U.S. Sen. Daniel Inouye had a busy day Thursday, first greeting at Hickam Air Force Base on O’ahu the crew of the U.S. spy plane held for 12 days in China, and then jetting to Kaua’i for a series of meetings of the Kaua’i Economic Development Board.

Friday morning, he made another inter-island trek, something the 76-year-old Inouye seems to handle easily.

Even the senior senator from Hawai’i and ranking member of the U.S. Senate Committee on Appropriations Subcommittee on Defense couldn’t talk with the spy plane crew members before their two days of briefing and debriefing on O’ahu, followed by their return to their home base at Whidbey Island, Wash., where “families are eagerly waiting,” Inouye said.

Asked how much of a security risk was left on the ground in China in the form of the spy plane, he said it’s too early to tell.

“No one knows if intelligence is in jeopardy,” he said, adding that the the crew knew what couldn’t fall into Chinese hands and “destroyed what needed to be destroyed” before the landing.

Inouye effectively evaded a question about potential U.S. sanctions or any other actions to be undertaken as a result of the incident, and instead talked of local issues.

If a race for the U.S. House of Representatives seat next year has the incumbent, Democrat Patsy Mink, facing off with Republican Maryanne Kusaka, who would Inouye support?

“Patsy Mink.
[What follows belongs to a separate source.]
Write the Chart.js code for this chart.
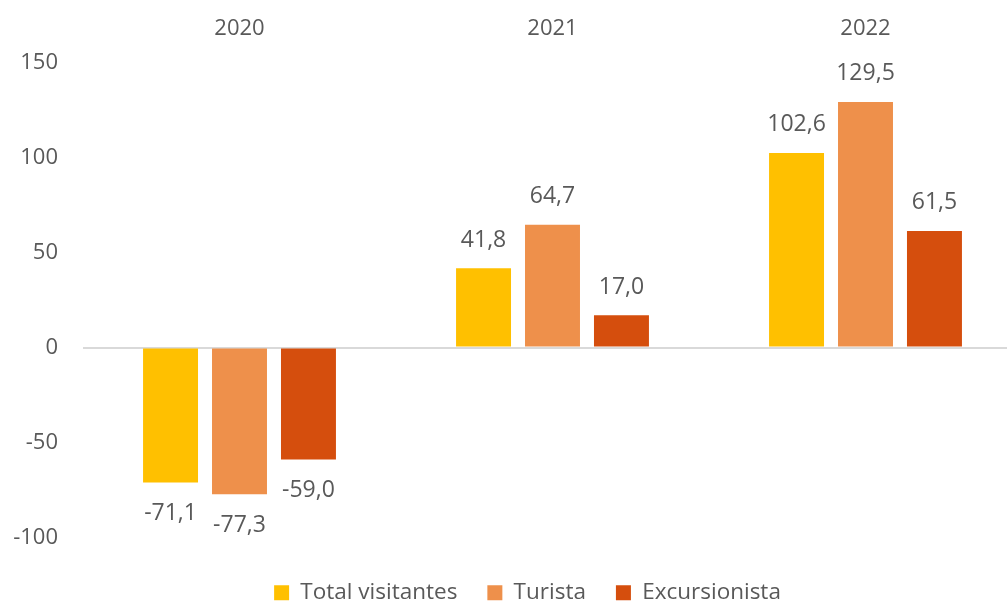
<!DOCTYPE html>
<html>
<head>
<meta charset="utf-8">
<script src="https://cdn.jsdelivr.net/npm/chart.js@4.4.1/dist/chart.umd.min.js"></script>
<style>
html,body{margin:0;padding:0;background:#fff;overflow:hidden;width:1007px;height:601px;}
#wrap{position:relative;width:1055px;height:614px;}
</style>
</head>
<body>
<div id="wrap"><canvas id="c"></canvas></div>
<script>
const categories = ['2020', '2021', '2022'];
const totalVisitantes = [-71.1, 41.8, 102.6];
const turista = [-77.3, 64.7, 129.5];
const excursionista = [-59.0, 17.0, 61.5];
const seriesNames = ['Total visitantes', 'Turista', 'Excursionista'];
const seriesColors = ['#FFC000', '#EE904B', '#D54E0D'];
const yMin = -100, yMax = 150, yStep = 50;

const textColor = '#595959';
const fontFamily = '"Open Sans", "Segoe UI", sans-serif';

const valueLabels = {
  id: 'valueLabels',
  afterDatasetsDraw(chart) {
    const ctx = chart.ctx;
    ctx.save();
    ctx.font = '23px ' + fontFamily;
    ctx.fillStyle = textColor;
    ctx.textAlign = 'center';
    ctx.textBaseline = 'middle';
    chart.data.datasets.forEach((ds, i) => {
      const meta = chart.getDatasetMeta(i);
      meta.data.forEach((bar, j) => {
        const v = ds.data[j];
        const txt = v.toFixed(1).replace('.', ',');
        const y = v >= 0 ? bar.y - 28 : bar.y + 31;
        ctx.fillText(txt, bar.x, y);
      });
    });
    ctx.restore();
  }
};

const legendShift = {
  id: 'legendShift',
  afterLayout(chart) {
    if (chart.legend) {
      chart.legend.left += 11;
      chart.legend.right += 11;
    }
  }
};

new Chart(document.getElementById('c'), {
  type: 'bar',
  data: {
    labels: categories,
    datasets: [
      { label: seriesNames[0], data: totalVisitantes, backgroundColor: seriesColors[0] },
      { label: seriesNames[1], data: turista, backgroundColor: seriesColors[1] },
      { label: seriesNames[2], data: excursionista, backgroundColor: seriesColors[2] }
    ]
  },
  options: {
    responsive: true,
    maintainAspectRatio: false,
    animation: false,
    devicePixelRatio: 1,
    datasets: { bar: { categoryPercentage: 0.661, barPercentage: 0.797 } },
    layout: { padding: { top: 14, left: 11, right: 33, bottom: 0 } },
    plugins: {
      tooltip: { enabled: false },
      legend: {
        position: 'bottom',
        title: { display: true, text: '', font: { size: 1 }, padding: { top: 13, bottom: 0 } },
        labels: {
          color: textColor,
          font: { family: fontFamily, size: 22.5 },
          boxWidth: 15,
          boxHeight: 15,
          padding: 30
        }
      }
    },
    scales: {
      x: {
        position: 'top',
        grid: { display: false, drawTicks: false },
        border: { display: false },
        ticks: { color: textColor, font: { family: fontFamily, size: 22 }, padding: 21 },
        afterFit(scale) { scale.height = 49; }
      },
      y: {
        min: yMin,
        max: yMax,
        border: { display: false },
        grid: {
          drawTicks: false,
          color: (c) => c.tick && c.tick.value === 0 ? '#D9D9D9' : 'rgba(0,0,0,0)',
          lineWidth: 2
        },
        ticks: {
          stepSize: yStep,
          color: textColor,
          font: { family: fontFamily, size: 22 },
          padding: 25
        },
        afterFit(scale) { scale.width = 72; }
      }
    }
  },
  plugins: [valueLabels, legendShift]
});
</script>
</body>
</html>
She’s my candidate,” Inouye, a Democrat, said without hesitation.

Kusaka, mayor of Kaua`i County, has been involved in past campaigns of Inouye, who isn’t up for re-election until 2004. Kusaka has been urged by state Republican Party officials to run against Mink.

On another subject, Inouye seemed offended when asked why some Native Hawaiian pro-sovereignty folks on Kaua’i and in the state may regard him as a traitor who once supported sovereignty efforts fully but has softened that stance over time.

“I was one of the first to bring up sovereignty, long before some of the hot shots complaining,” said Inouye, who as vice chairman of the U.S. Senate Committee on Indian Affairs has taken up many Native Hawaiian issues.

Further, through his efforts in Washington, D.C., he has funded or instituted many programs to benefit Native Hawaiians, Inouye added before entering his first meeting with the Kaua`i Economic Development Board at the Radisson Kaua’i Beach Resort here.